| Given data |
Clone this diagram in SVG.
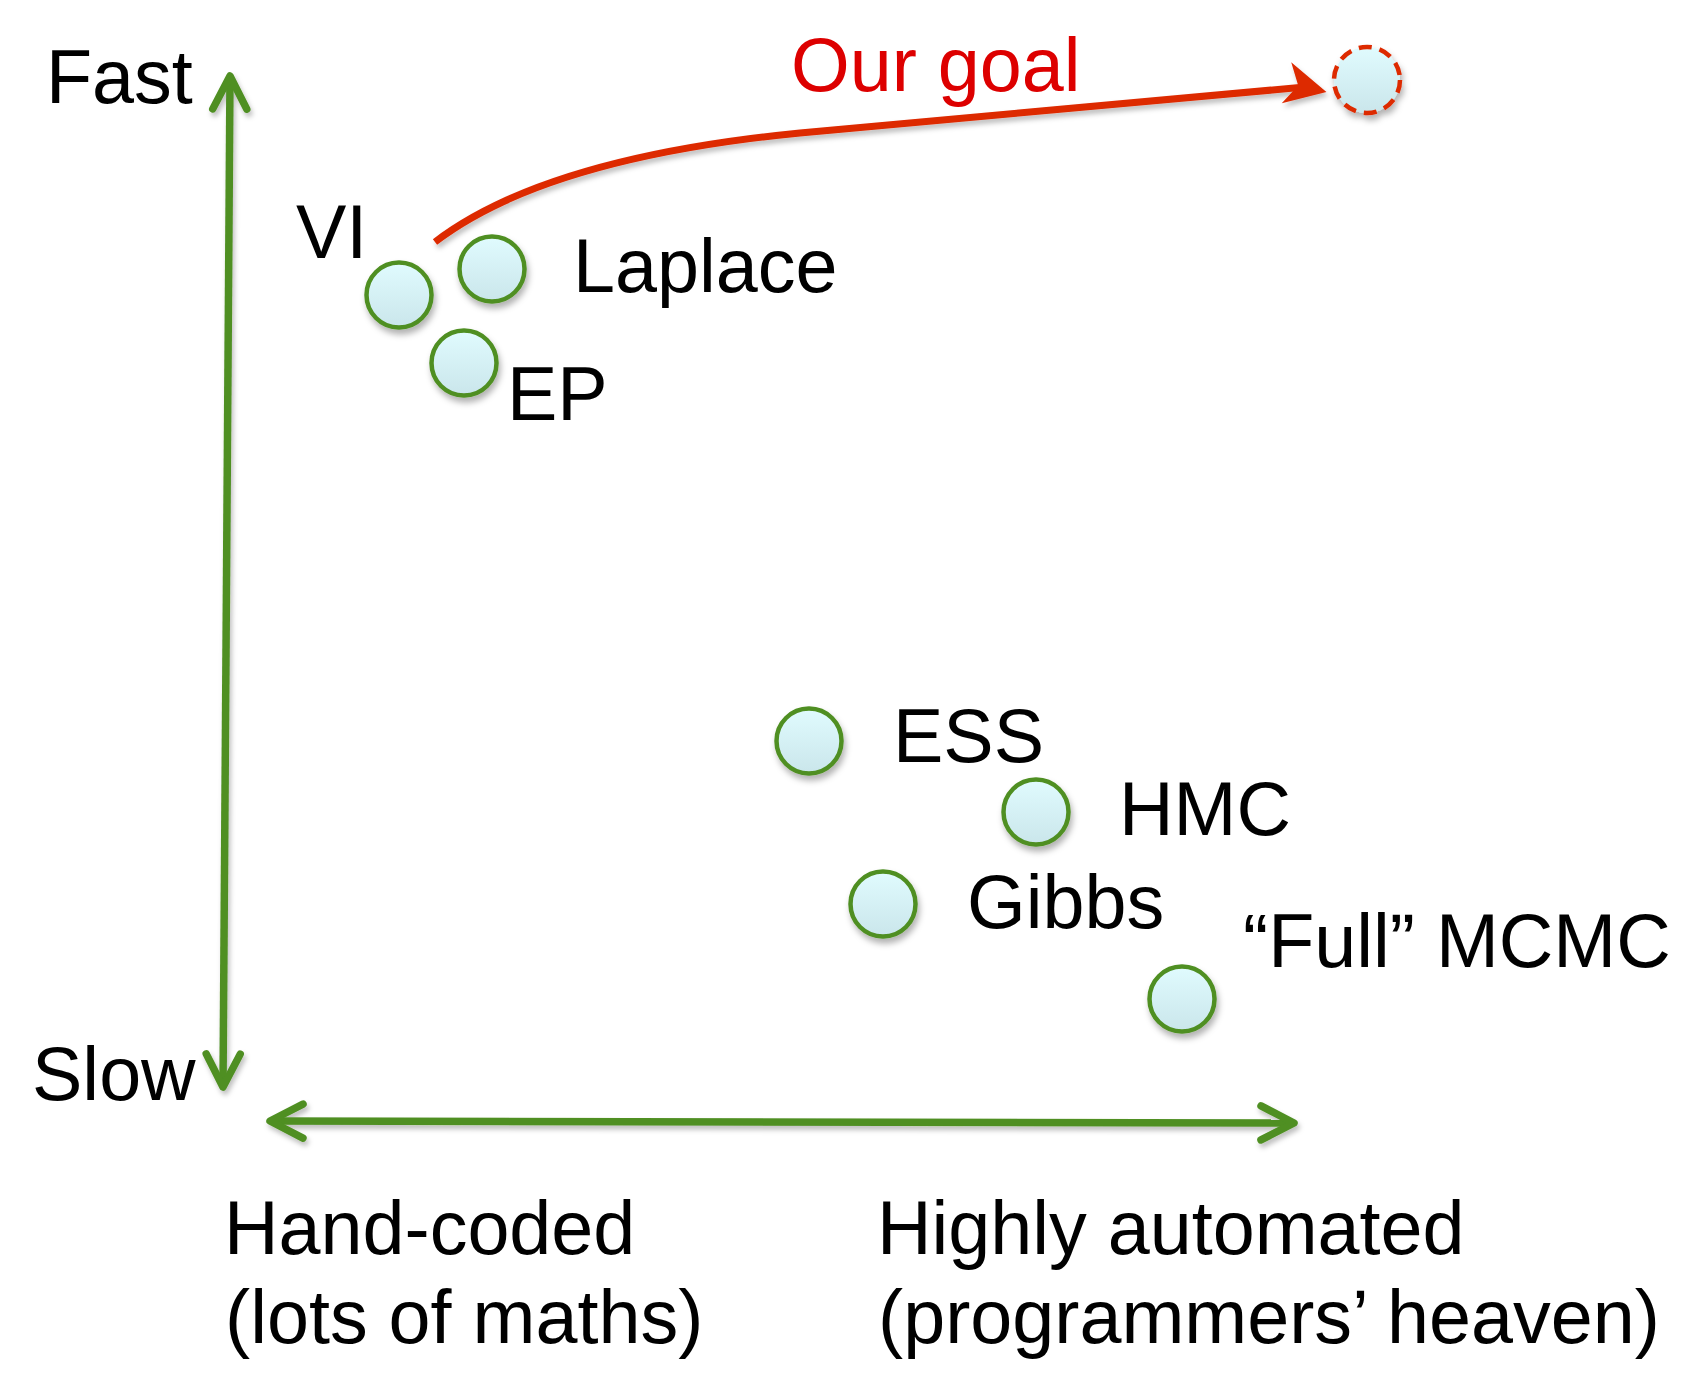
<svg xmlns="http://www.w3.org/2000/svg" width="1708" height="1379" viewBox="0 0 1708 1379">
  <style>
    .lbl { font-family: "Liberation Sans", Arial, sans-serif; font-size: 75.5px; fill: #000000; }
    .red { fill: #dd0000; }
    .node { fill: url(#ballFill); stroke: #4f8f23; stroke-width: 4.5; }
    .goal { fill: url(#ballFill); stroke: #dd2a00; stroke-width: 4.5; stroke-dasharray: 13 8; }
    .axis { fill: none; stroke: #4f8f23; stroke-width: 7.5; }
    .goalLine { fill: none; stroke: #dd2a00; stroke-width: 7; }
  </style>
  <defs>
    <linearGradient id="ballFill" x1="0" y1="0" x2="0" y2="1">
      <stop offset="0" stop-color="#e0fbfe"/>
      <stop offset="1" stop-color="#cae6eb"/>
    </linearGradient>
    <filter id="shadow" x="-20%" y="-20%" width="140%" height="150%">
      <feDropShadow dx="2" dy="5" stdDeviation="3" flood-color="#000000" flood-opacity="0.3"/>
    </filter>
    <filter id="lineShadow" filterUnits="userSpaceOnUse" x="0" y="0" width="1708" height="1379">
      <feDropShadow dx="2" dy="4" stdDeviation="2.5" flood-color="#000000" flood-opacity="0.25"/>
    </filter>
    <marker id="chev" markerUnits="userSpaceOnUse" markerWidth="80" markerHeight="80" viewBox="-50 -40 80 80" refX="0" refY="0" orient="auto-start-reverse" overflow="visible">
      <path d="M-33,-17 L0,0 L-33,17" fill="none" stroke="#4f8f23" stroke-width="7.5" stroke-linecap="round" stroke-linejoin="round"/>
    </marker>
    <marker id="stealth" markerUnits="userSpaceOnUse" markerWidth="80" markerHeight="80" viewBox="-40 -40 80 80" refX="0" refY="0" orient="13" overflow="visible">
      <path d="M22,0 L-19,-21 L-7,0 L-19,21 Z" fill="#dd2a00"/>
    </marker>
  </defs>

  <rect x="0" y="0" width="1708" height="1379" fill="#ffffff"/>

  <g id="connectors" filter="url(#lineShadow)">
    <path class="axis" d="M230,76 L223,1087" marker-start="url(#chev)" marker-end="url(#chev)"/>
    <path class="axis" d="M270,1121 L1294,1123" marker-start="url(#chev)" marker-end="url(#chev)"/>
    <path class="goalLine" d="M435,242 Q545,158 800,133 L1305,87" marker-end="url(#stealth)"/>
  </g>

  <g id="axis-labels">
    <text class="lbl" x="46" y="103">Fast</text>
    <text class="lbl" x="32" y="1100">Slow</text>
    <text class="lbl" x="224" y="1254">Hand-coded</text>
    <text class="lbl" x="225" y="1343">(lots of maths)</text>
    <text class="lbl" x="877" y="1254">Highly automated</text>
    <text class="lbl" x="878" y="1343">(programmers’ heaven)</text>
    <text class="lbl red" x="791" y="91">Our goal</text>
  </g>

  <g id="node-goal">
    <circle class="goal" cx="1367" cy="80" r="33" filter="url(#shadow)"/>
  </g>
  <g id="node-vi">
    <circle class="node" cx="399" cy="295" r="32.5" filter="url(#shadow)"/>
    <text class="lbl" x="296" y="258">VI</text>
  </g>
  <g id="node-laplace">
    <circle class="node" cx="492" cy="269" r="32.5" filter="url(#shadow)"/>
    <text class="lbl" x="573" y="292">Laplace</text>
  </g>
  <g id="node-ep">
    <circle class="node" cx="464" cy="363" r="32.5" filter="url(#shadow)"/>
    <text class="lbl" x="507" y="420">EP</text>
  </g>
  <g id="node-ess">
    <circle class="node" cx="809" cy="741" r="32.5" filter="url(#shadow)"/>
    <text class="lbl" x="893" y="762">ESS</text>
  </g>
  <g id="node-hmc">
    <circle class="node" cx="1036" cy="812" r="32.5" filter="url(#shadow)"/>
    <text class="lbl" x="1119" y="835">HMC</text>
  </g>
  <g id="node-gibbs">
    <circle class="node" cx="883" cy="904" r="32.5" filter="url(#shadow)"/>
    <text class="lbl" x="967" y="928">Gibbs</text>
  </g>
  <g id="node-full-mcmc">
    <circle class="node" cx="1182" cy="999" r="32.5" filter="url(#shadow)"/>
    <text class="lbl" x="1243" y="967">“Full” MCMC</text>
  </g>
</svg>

---

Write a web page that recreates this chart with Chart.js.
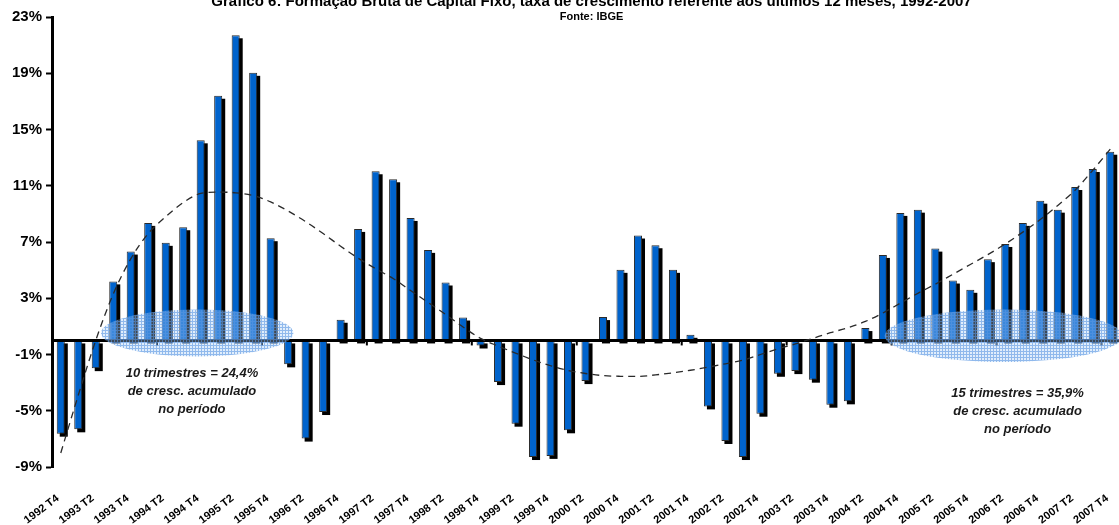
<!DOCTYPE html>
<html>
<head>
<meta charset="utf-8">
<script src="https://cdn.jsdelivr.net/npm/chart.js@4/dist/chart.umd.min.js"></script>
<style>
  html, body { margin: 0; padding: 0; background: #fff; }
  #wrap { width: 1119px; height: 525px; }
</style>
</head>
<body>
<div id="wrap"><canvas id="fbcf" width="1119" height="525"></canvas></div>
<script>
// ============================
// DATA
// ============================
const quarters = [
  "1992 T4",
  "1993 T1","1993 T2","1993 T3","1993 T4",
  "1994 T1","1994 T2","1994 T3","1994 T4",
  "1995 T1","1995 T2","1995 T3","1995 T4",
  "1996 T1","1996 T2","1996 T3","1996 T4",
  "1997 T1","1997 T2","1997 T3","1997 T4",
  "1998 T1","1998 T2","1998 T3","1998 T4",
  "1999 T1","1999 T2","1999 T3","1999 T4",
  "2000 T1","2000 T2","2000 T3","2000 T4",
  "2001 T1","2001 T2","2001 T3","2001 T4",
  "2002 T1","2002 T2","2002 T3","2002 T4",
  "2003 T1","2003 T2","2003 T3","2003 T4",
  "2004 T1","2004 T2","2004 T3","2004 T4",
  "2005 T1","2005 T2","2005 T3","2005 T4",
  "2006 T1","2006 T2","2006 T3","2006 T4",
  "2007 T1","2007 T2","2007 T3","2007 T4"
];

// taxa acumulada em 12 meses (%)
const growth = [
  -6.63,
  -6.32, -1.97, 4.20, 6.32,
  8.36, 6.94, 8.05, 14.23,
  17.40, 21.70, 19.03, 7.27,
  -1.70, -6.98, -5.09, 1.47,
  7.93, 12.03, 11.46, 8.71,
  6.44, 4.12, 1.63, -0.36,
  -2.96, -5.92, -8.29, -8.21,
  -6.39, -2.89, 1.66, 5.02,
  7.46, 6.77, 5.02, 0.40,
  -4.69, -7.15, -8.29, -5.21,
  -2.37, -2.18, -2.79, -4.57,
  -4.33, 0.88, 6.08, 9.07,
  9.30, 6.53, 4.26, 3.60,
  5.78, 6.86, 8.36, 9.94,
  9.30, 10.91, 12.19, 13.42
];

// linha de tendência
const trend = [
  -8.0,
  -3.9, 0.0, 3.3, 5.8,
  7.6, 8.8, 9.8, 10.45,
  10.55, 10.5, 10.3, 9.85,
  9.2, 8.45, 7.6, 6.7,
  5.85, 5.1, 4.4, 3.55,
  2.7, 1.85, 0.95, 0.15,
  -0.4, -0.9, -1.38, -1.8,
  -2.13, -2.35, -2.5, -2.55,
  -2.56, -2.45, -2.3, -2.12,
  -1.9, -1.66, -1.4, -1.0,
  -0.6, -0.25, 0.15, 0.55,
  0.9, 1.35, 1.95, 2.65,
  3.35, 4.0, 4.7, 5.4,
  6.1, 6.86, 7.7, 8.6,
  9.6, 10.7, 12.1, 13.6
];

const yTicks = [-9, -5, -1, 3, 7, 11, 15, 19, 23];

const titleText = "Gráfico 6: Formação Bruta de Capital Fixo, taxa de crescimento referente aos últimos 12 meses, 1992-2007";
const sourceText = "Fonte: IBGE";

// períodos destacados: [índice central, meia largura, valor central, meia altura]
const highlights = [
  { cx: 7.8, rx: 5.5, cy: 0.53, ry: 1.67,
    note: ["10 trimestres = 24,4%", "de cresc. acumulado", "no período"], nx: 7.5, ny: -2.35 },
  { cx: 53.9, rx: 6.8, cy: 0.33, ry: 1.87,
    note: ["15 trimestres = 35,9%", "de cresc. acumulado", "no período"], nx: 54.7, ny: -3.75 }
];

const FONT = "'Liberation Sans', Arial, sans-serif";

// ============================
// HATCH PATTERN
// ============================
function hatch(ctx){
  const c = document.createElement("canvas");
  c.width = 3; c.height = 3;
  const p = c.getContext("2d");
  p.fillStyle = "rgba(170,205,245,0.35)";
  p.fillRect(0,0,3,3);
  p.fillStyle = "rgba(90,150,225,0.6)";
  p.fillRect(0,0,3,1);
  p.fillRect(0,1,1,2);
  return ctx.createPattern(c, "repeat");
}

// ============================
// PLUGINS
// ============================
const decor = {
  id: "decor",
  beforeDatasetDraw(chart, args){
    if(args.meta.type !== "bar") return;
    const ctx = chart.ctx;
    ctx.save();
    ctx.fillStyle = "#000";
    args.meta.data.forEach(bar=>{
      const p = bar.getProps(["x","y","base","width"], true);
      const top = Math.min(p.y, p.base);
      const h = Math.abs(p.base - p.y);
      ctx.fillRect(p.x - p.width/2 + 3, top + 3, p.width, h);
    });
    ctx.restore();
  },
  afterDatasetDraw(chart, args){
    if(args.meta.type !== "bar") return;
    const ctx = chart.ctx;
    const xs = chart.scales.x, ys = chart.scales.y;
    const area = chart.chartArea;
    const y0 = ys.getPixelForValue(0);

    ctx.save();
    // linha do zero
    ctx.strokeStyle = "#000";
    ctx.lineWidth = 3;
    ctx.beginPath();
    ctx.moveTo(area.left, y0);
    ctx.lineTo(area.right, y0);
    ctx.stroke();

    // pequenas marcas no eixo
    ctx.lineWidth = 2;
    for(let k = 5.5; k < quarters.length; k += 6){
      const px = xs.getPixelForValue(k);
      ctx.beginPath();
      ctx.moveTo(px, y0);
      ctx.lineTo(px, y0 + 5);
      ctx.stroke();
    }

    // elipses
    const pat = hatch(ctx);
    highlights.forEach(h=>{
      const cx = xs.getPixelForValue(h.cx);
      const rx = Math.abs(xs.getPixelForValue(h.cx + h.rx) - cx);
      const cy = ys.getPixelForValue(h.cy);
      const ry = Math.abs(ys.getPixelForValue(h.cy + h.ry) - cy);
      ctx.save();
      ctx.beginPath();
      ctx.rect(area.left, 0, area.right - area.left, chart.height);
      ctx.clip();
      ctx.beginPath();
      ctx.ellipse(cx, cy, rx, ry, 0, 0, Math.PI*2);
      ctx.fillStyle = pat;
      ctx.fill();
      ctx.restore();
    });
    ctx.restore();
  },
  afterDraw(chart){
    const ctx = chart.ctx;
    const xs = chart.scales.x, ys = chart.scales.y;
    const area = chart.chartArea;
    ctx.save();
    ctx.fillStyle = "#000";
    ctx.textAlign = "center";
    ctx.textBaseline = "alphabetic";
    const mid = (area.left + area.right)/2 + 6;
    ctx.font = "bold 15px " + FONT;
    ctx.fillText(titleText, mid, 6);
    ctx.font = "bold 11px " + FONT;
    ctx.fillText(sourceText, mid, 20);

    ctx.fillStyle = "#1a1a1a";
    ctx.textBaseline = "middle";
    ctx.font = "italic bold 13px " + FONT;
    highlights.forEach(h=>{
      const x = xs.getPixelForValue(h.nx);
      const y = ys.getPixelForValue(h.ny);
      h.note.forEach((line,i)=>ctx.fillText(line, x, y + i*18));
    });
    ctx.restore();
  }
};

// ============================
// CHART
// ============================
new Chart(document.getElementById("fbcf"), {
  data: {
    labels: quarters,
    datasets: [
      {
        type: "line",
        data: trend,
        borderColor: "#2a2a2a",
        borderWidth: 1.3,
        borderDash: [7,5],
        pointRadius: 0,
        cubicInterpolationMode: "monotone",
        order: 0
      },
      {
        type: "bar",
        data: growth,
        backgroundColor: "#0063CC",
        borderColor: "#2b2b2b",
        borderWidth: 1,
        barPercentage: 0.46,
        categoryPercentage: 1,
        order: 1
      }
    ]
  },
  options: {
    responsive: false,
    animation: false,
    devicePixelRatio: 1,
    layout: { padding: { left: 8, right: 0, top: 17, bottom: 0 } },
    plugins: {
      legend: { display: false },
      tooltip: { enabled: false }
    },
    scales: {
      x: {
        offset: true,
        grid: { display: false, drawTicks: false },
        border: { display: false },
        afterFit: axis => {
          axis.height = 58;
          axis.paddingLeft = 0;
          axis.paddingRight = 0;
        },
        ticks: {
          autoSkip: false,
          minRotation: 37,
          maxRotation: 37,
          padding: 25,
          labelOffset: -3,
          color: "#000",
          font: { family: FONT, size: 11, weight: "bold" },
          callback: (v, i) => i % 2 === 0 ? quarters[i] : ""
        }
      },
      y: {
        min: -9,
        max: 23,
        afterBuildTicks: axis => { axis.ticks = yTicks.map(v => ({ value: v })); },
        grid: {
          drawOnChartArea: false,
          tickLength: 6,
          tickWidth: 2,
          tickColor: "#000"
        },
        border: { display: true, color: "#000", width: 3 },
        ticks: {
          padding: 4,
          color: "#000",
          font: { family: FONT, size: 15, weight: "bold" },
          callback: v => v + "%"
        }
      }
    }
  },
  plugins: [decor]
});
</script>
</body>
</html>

| Short exercise |
From the listing above, collect each line in which the string "this" appears.

| Task output |
Clone this diagram in SVG.
Write a web page that recreates this chart with Chart.js.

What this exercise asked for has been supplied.